**Goal:** Quote the listing in full, exactly as given, minus any pictures.
— start —
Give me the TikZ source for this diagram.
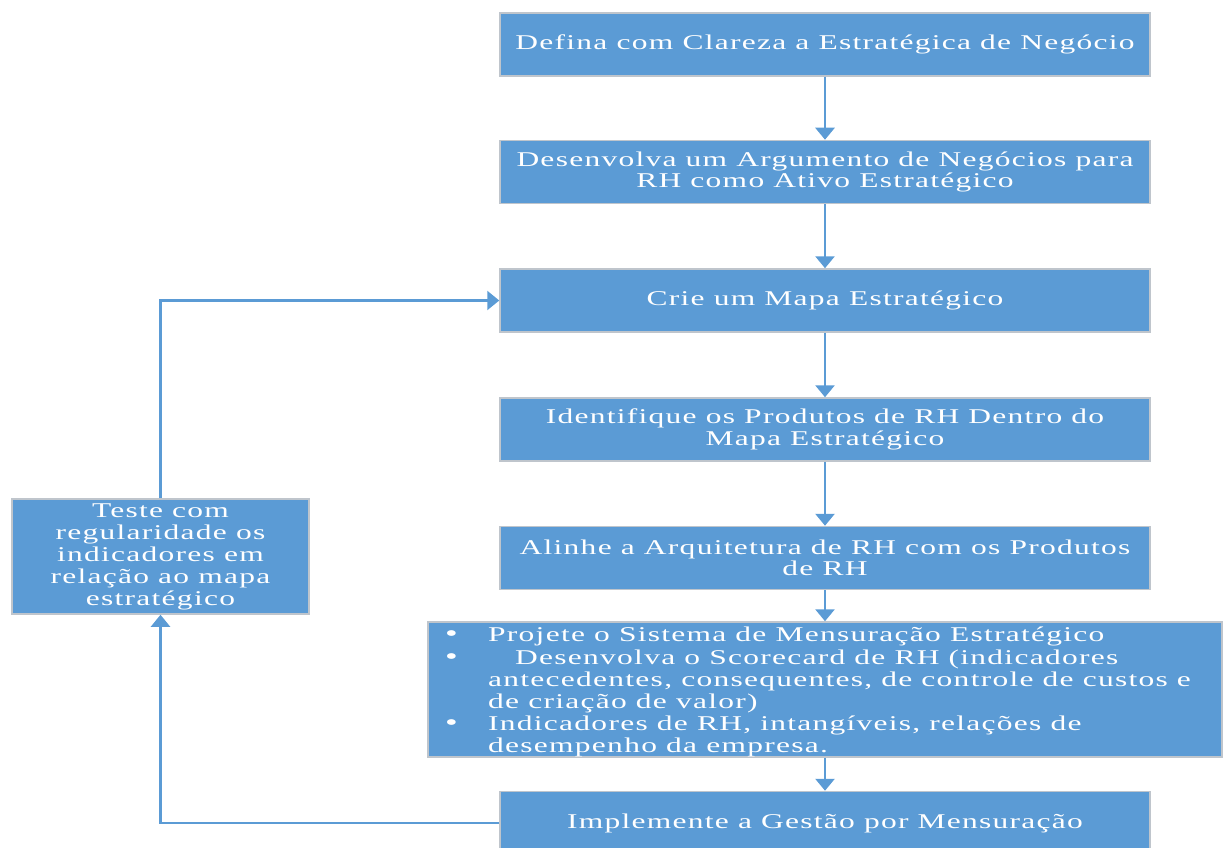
\documentclass[tikz,border=0pt]{standalone}
\usepackage{fontspec}
\usepackage{graphicx}
\setmainfont[FakeStretch=1.5,LetterSpace=6]{Liberation Serif}
\usetikzlibrary{arrows.meta}
\definecolor{boxblue}{HTML}{5B9BD5}
\definecolor{boxedge}{HTML}{BFC5CC}
\newcommand{\blt}{\llap{\makebox[43pt][l]{\smash{\scalebox{1.15}{\textbullet}}}}}
\tikzset{
  box/.style={draw=boxedge, line width=1.5pt, fill=boxblue, text=white, align=center,
    minimum width=650pt, minimum height=63pt, inner sep=0pt,
    font=\fontsize{21}{21.5}\selectfont},
  arr/.style={draw=boxblue, line width=2.8pt, -{Triangle[width=19pt,length=12pt]}},
  loop/.style={draw=boxblue, line width=2.2pt, -{Triangle[width=19pt,length=12pt]}}
}
\begin{document}
\begin{tikzpicture}[x=1pt,y=-1pt]
\useasboundingbox (0,0) rectangle (1223,848);
\node[box] (b1) at (825,44.5) {Defina com Clareza a Estratégica de Negócio};
\node[box] (b2) at (825,172) {Desenvolva um Argumento de Negócios para\\RH como Ativo Estratégico};
\node[box] (b3) at (825,300.5) {Crie um Mapa Estratégico};
\node[box] (b4) at (825,429.5) {Identifique os Produtos de RH Dentro do\\Mapa Estratégico};
\node[box] (b5) at (825,558) {Alinhe a Arquitetura de RH com os Produtos\\de RH};
\node[box, minimum width=794pt, minimum height=135pt, align=left] (b6) at (825,689.5) {};
\node[anchor=north west, text=white, align=left, inner sep=0pt,
  font=\fontsize{21}{22.2}\selectfont] (b6t) at (488,627)
 {\blt Projete o Sistema de Mensuração Estratégico\\
  \blt\hspace*{27pt}Desenvolva o Scorecard de RH (indicadores\\
  antecedentes, consequentes, de controle de custos e\\
  de criação de valor)\\
  \blt Indicadores de RH, intangíveis, relações de\\
  desempenho da empresa.};
\node[box] (b7) at (825,823) {Implemente a Gestão por Mensuração};
\node[box, minimum width=297pt, minimum height=115pt, font=\fontsize{21}{22}\selectfont] (lb) at (160.5,556.5)
 {Teste com\\regularidade os\\indicadores em\\relação ao mapa\\estratégico};
\draw[arr] (b1) -- (b2);
\draw[arr] (b2) -- (b3);
\draw[arr] (b3) -- (b4);
\draw[arr] (b4) -- (b5);
\draw[arr] (b5) -- (b6);
\draw[arr] (b6) -- (b7);
\draw[loop] (lb.north) |- (b3.west);
\draw[loop] (b7.west) -| (lb.south);
\end{tikzpicture}
\end{document}
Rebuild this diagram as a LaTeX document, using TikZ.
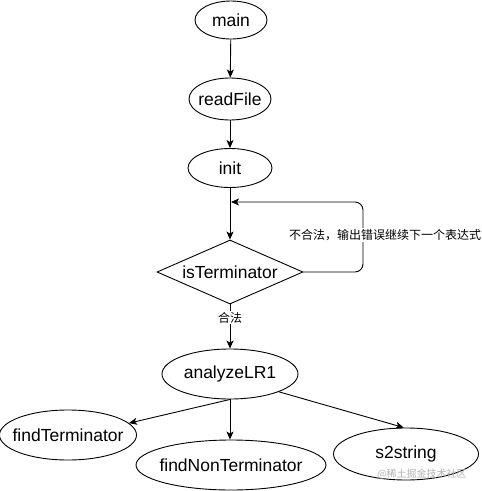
— end —
**Answer to this problem:**
Give me the TikZ source for this diagram.
\documentclass[tikz,border=0pt]{standalone}
\usepackage{fontspec}
\usepackage{graphicx}
\setmainfont[FakeStretch=1.5,LetterSpace=6]{Liberation Serif}
\usetikzlibrary{arrows.meta}
\definecolor{boxblue}{HTML}{5B9BD5}
\definecolor{boxedge}{HTML}{BFC5CC}
\newcommand{\blt}{\llap{\makebox[43pt][l]{\smash{\scalebox{1.15}{\textbullet}}}}}
\tikzset{
  box/.style={draw=boxedge, line width=1.5pt, fill=boxblue, text=white, align=center,
    minimum width=650pt, minimum height=63pt, inner sep=0pt,
    font=\fontsize{21}{21.5}\selectfont},
  arr/.style={draw=boxblue, line width=2.8pt, -{Triangle[width=19pt,length=12pt]}},
  loop/.style={draw=boxblue, line width=2.2pt, -{Triangle[width=19pt,length=12pt]}}
}
\begin{document}
\begin{tikzpicture}[x=1pt,y=-1pt]
\useasboundingbox (0,0) rectangle (1223,848);
\node[box] (b1) at (825,44.5) {Defina com Clareza a Estratégica de Negócio};
\node[box] (b2) at (825,172) {Desenvolva um Argumento de Negócios para\\RH como Ativo Estratégico};
\node[box] (b3) at (825,300.5) {Crie um Mapa Estratégico};
\node[box] (b4) at (825,429.5) {Identifique os Produtos de RH Dentro do\\Mapa Estratégico};
\node[box] (b5) at (825,558) {Alinhe a Arquitetura de RH com os Produtos\\de RH};
\node[box, minimum width=794pt, minimum height=135pt, align=left] (b6) at (825,689.5) {};
\node[anchor=north west, text=white, align=left, inner sep=0pt,
  font=\fontsize{21}{22.2}\selectfont] (b6t) at (488,627)
 {\blt Projete o Sistema de Mensuração Estratégico\\
  \blt\hspace*{27pt}Desenvolva o Scorecard de RH (indicadores\\
  antecedentes, consequentes, de controle de custos e\\
  de criação de valor)\\
  \blt Indicadores de RH, intangíveis, relações de\\
  desempenho da empresa.};
\node[box] (b7) at (825,823) {Implemente a Gestão por Mensuração};
\node[box, minimum width=297pt, minimum height=115pt, font=\fontsize{21}{22}\selectfont] (lb) at (160.5,556.5)
 {Teste com\\regularidade os\\indicadores em\\relação ao mapa\\estratégico};
\draw[arr] (b1) -- (b2);
\draw[arr] (b2) -- (b3);
\draw[arr] (b3) -- (b4);
\draw[arr] (b4) -- (b5);
\draw[arr] (b5) -- (b6);
\draw[arr] (b6) -- (b7);
\draw[loop] (lb.north) |- (b3.west);
\draw[loop] (b7.west) -| (lb.south);
\end{tikzpicture}
\end{document}
Rebuild this diagram as a LaTeX document, using TikZ.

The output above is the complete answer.